Solideal first contends that, as to both § 1927 and the court's inherent powers, the district court abused its discretion in failing to articulate its reasons for denying the motion for fees. We reject this argument. "While district courts are required to articulate a basis for awarding sanctions, nothing requires them to explain their reasons for not ordering sanctions." Runfola & Assocs., Inc. v. Spectrum Reporting II, Inc., 88 F.3d 368, 375 (6th Cir. 1996) (addressing a district court's silence on its reason to deny sanctions under its inherent powers); see also Eaton Aerospace, L.L.C. v. SL Montevideo Tech., 129 F. App'x 146, 153 (6th Cir. 2005) ("Finally, [the appellant]'s observation that the district court denied its motion [for sanctions under § 1927 and the court's inherent power] 'without examination, analysis, or explanation that [the appellant] had not been prejudiced by the misconduct' does not demonstrate an abuse of discretion as nothing requires a court to explain its reasons for not ordering sanctions.") (quoting Orlett v. Cincinnati Microwave, Inc., 954 F.2d 414, 417 (6th Cir. 1992)).

Solideal has not identified any unnecessary multiplication of proceedings based on "aggressive tactics that far exceed zealous advocacy" so as to implicate 28 U.S.C. § 1927. Garner, 554 F.3d at 644. Indeed, just the opposite appears true: Solideal complains of Catlett's "unacceptably lax attitude toward litigation" and languid litigation strategy, i.e., filing a meritless claim and then failing to conduct discovery or file adequately substantial briefs. While it alleges that Catlett should have made additional legal inquiries into the bases for Gibson's claim, this is insufficient: "the mere finding that an attorney failed to undertake a reasonable inquiry into the basis for a claim does not automatically imply that the proceedings were intentionally or unreasonably multiplied." Ridder v. City of Springfield, 109 F.3d 288, 290 (6th Cir. 1997). Likewise, the fact that Catlett could have done more to speed the adjudication of the claim — or was perhaps negligent for failing to do so — is not an appropriate basis for § 1927 sanctions. See Hall, 595 F.3d at 275-76. As above, if Gibson's claim was as baseless as Solideal suggests, it could have halted proceedings with an early motion to dismiss. See Riddle, 266 F.3d at 553. It did not do so, however, and the district court concluded that dismissal, not the imposition of sanctions, was the appropriate course of action. Under these circumstances, we cannot conclude that the district court abused its discretion in denying Solideal's motion for sanctions pursuant to § 1927.

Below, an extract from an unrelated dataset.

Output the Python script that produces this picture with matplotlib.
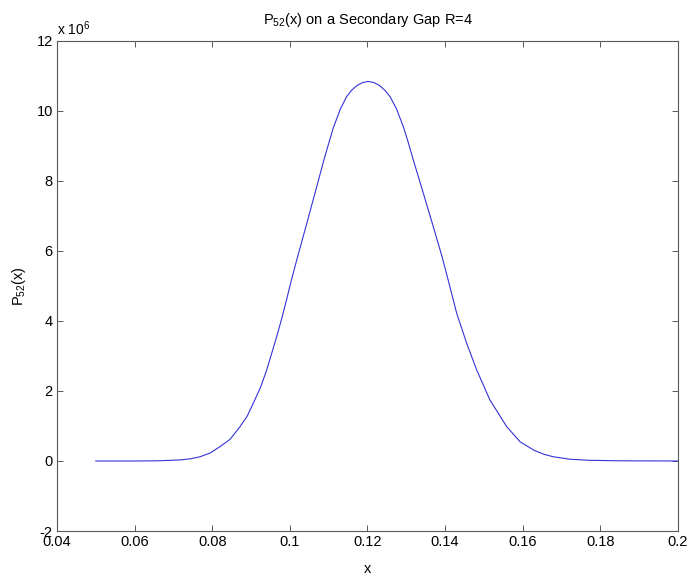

Likewise, Solideal has not demonstrated that the district court abused its discretion in refusing to exercise its inherent power to sanction Appellees. The district court made an explicit finding that Appellees made no demonstration of bad faith, as would be required to impose sanctions pursuant its inherent power. See First Bank of Marietta, 307 F.3d at 519. While Solideal vehemently maintains that this case was meritless from its inception, it has identified nothing in the record to suggest that Gibson or his attorney filed the complaint for an improper motive, intentionally delayed or disrupted the litigation process, used the action as a means to harass Solideal, or otherwise acted vexatiously. In short, Solideal has failed to identify "something more" than the mere pursuit of a meritless claim — the existence of which is a prerequisite for the imposition of sanctions under a court's inherent power. Metz, 655 F.3d at 489. Without such a demonstration, it is unable to establish that Appellees engaged in conduct tantamount to bad faith or, consequently, that the district court abused its discretion in denying the motion for sanctions under the court's inherent powers. See id.; BDT Prods., 602 F.3d at 752.